This article and the accompanying podcast featuring Aaron Pence, Superintendent of the Virginia Beach Public Schools, and Captain Chad Vincelette, Commanding Officer of Naval Air Station Oceana, were originally published at this blog a year ago. Since this is one of our most popular posts – on a subject of tremendous importance, innovation – it seemed appropriate to bring it to the attention of our readers a year later. Doug Eadie
I learned early in my career – during a five-year stint as chief of staff to the president of a three-campus urban community college – that what formal long-range planning does best is codifying and describing strategies already in place – what an organization is already doing – and projecting what already is happening into the future. Of course, in today’s rapidly changing world, such projections are terribly unreliable, which is why shelves all over the land are groaning under the weight of seldom-consulted, handsomely bound planning tomes.
A formal study I conducted while at the college confirmed what I’ve observed over the years: that innovation initiatives are typically the result of collaboration among open-minded, creative people not afraid of change, who fashion project plans and secure financial support outside the formal planning framework. In the college’s case, I determined that not one significant investment in innovation (for example, a high-tech skills training center) over a five-year period actually resulted from the college’s elaborate long-range planning process, which basically codified the innovations once they’d been launched.
This is one of the important lessons that Aaron Spence, Superintendent of the Virginia Beach Public Schools, and Captain Chad Vincelette, Commanding Officer of Naval Air Station Oceana, teach in the podcast they recorded for this blog, describing a number of innovation initiatives resulting from the creative partnership their two organizations have formed.
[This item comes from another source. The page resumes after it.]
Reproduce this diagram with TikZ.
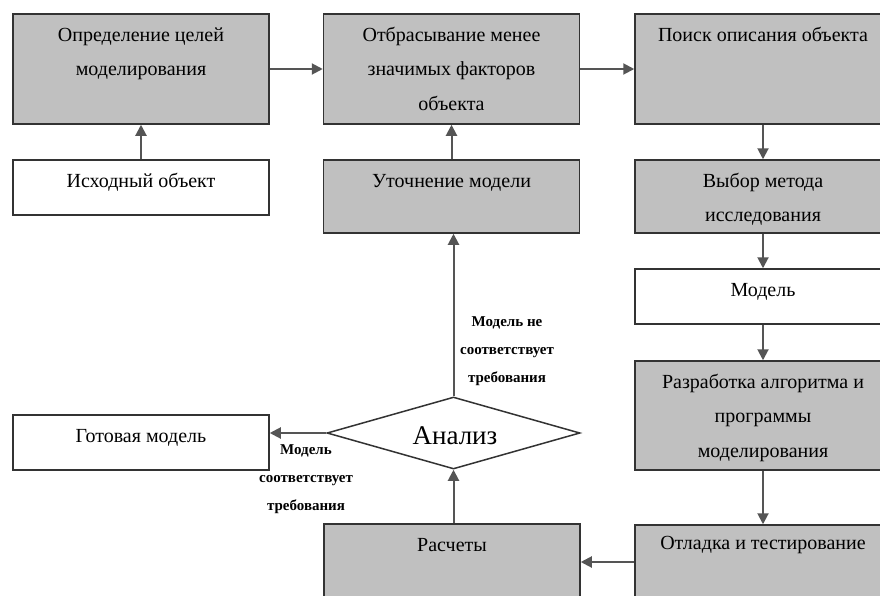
\documentclass[tikz,border=0pt]{standalone}
\usepackage{fontspec}
\setmainfont{Liberation Serif}
\usetikzlibrary{arrows.meta,shapes.geometric}
\definecolor{boxgray}{HTML}{C0C0C0}
\definecolor{edge}{HTML}{333333}
\definecolor{wire}{HTML}{555555}
\tikzset{
  gbox/.style={draw=edge, line width=1.5pt, fill=boxgray, rectangle, inner sep=0pt, minimum width=256pt},
  wbox/.style={draw=edge, line width=1.5pt, fill=white, rectangle, inner sep=0pt, minimum width=256pt},
  txt/.style={anchor=north, align=center, inner sep=0pt, font=\fontsize{20pt}{34.5pt}\selectfont},
  lbl/.style={align=center, inner sep=0pt, font=\fontsize{15pt}{28pt}\selectfont\bfseries},
  conn/.style={draw=wire, line width=2pt, -{Triangle[length=11pt,width=11pt]}},
}
\begin{document}
\begin{tikzpicture}[x=1pt,y=-1pt]
\useasboundingbox (0,0) rectangle (880,595);
\clip (0,0) rectangle (880,595);
\fill[white] (0,0) rectangle (880,595);
% boxes
\node[gbox, minimum height=110pt] (goal) at (141,69) {};
\node[gbox, minimum height=110pt] (drop) at (451.5,69) {};
\node[gbox, minimum height=110pt] (search) at (763,69) {};
\node[wbox, minimum height=55pt] (src) at (141,187.5) {};
\node[gbox, minimum height=73pt] (refine) at (451.5,196.5) {};
\node[gbox, minimum height=73pt] (method) at (763,196.5) {};
\node[wbox, minimum height=55pt] (model) at (763,296.5) {};
\node[gbox, minimum height=109pt] (dev) at (763,415.5) {};
\node[gbox, minimum height=75pt] (debug) at (763,562.5) {};
\node[gbox, minimum height=76pt] (calc) at (452,562) {};
\node[wbox, minimum height=55pt] (ready) at (141,442.5) {};
\node[draw=edge, line width=1.5pt, fill=white, diamond, inner sep=0pt, minimum width=253pt, minimum height=72pt, aspect=3.5] (an) at (453.5,433) {};
% texts
\node[txt] (tgoal) at ([yshift=-3.5pt]goal.north) {\strut Определение целей\\моделирования};
\node[txt] (tdrop) at ([yshift=-3.5pt]drop.north) {\strut Отбрасывание менее\\значимых факторов\\объекта};
\node[txt] (tsearch) at ([yshift=-3.5pt]search.north) {\strut Поиск описания объекта};
\node[txt] (tsrc) at ([yshift=-3.5pt]src.north) {\strut Исходный объект};
\node[txt] (trefine) at ([yshift=-3.5pt]refine.north) {\strut Уточнение модели};
\node[txt] (tmethod) at ([yshift=-3.5pt]method.north) {\strut Выбор метода\\исследования};
\node[txt] (tmodel) at ([yshift=-3.5pt]model.north) {\strut Модель};
\node[txt] (tdev) at ([yshift=-3.5pt]dev.north) {\strut Разработка алгоритма и\\программы\\моделирования};
\node[txt] (tdebug) at ([yshift=-1pt]debug.north) {\strut Отладка и тестирование};
\node[txt] (tcalc) at ([yshift=-3.5pt]calc.north) {\strut Расчеты};
\node[txt] (tready) at ([yshift=-3.5pt]ready.north) {\strut Готовая модель};
\node[inner sep=0pt, font=\fontsize{27pt}{30pt}\selectfont] (tan) at (455,436) {Анализ};
% connectors
\draw[conn] (src.north) -- (goal.south);
\draw[conn] (goal.east) -- (drop.west);
\draw[conn] (drop.east) -- (search.west);
\draw[conn] (refine.north) -- (drop.south -| refine.north);
\draw[conn] (search.south) -- (method.north);
\draw[conn] (method.south) -- (model.north);
\draw[conn] (model.south) -- (dev.north);
\draw[conn] (dev.south) -- (debug.north);
\draw[conn] (debug.west |- calc.east) -- (calc.east);
\draw[conn] (calc.north -| an.south) -- (an.south);
\draw[conn] (an.north) -- (an.north |- refine.south);
\draw[conn] (an.west) -- (ready.east |- an.west);
% labels
\node[lbl] (lno) at (507,351) {Модель не\\соответствует\\требования};
\node[lbl] (lyes) at (306,479) {Модель\\соответствует\\требования};
\end{tikzpicture}
\end{document}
For example, transporting 5,000-some Virginia Beach fifth graders to Naval Air Station Oceana during Oceana’s annual air show to participate in what Aaron calls “the world’s largest outdoor STEM laboratory” wasn’t the outcome of formal long-range planning. Rather, the outdoor STEM lab emerged from the collaboration of open-minded, innovation-friendly leaders, who translated their initial informal brainstorming into a concrete project plan. Of course, when the chief executives themselves – like Aaron and Chad – are active collaborators, innovation initiatives are much likelier to see the light of day.
The Virginia Beach Schools/Naval Air Station Oceana case also demonstrates the critical external role that chief executives – in this case a superintendent and commanding officer – play in innovation, wearing what I call the “Connecter-in-Chief” hat. As Connecters-in-Chief of their respective organizations, Aaron and Chad played three important roles: scouting out potential collaborators/partners and identifying potentially high-yield partnerships; actively engaging in mapping out partnership initiatives; and enabling implementation of the initiatives, primarily by allocating the necessary resources.